A huge density of forest and farm roads in Eastern Europe makes it a fantastic gravel destination.

Food-focused bike tours deserve special mention. In much of Eastern Europe, meals shape the day rather than fill a gap between rides. Cycling through Armenia, Georgia, Bulgaria, or Transylvania reveals how cuisine shifts with geography and season, from soups and stews to breads, pastries, and preserved foods shared slowly and socially.

Wine and bike cycling holidays are another natural fit. Georgia’s Kakheti region, Moldova’s vineyard hills, and Bulgaria’s Trakiya combine gentle terrain with cellar visits and long evenings built around food and conversation. These routes suit cyclists who value shorter distances and richer off-bike experiences.

Eastern Europe lends itself particularly well to multi-day, experience-driven cycling rather than single-day loops.

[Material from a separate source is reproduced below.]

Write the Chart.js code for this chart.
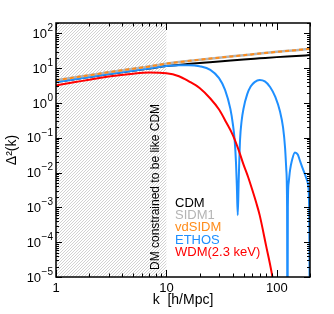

Moving between regions often brings changes in language, architecture, and cuisine, reinforcing the feeling of real travel rather than structured exercise.

While independent travel is certainly possible, logistics often benefit from local insight. Guided cycling holidays can help unlock quieter routes, seasonal nuances, and trusted places to eat and sleep. In many parts of the region, guidance isn’t about convenience, but about access to experiences that remain invisible to most visitors.

What Makes Cycling in Eastern Europe Different?

Cycling in Eastern Europe feels different from riding in Western Europe or Central Europe not because it is harder, but because it is less mediated. Routes pass through working farmland, forests, and villages where daily life sets the rhythm of the road. It’s common to move from gravel to smooth tarmac, from alpine terrain to wine country, within a single trip.

Infrastructure may be lighter, but it’s balanced by low traffic, welcoming locals, and deeply rooted food traditions. Long lunches, home-cooked dinners, and family-run guesthouses are integral to the experience.

For cyclists willing to look beyond the obvious, Eastern Europe offers some of the continent’s most rewarding cycling holidays, journeys shaped as much by people, food, and place as by distance and elevation.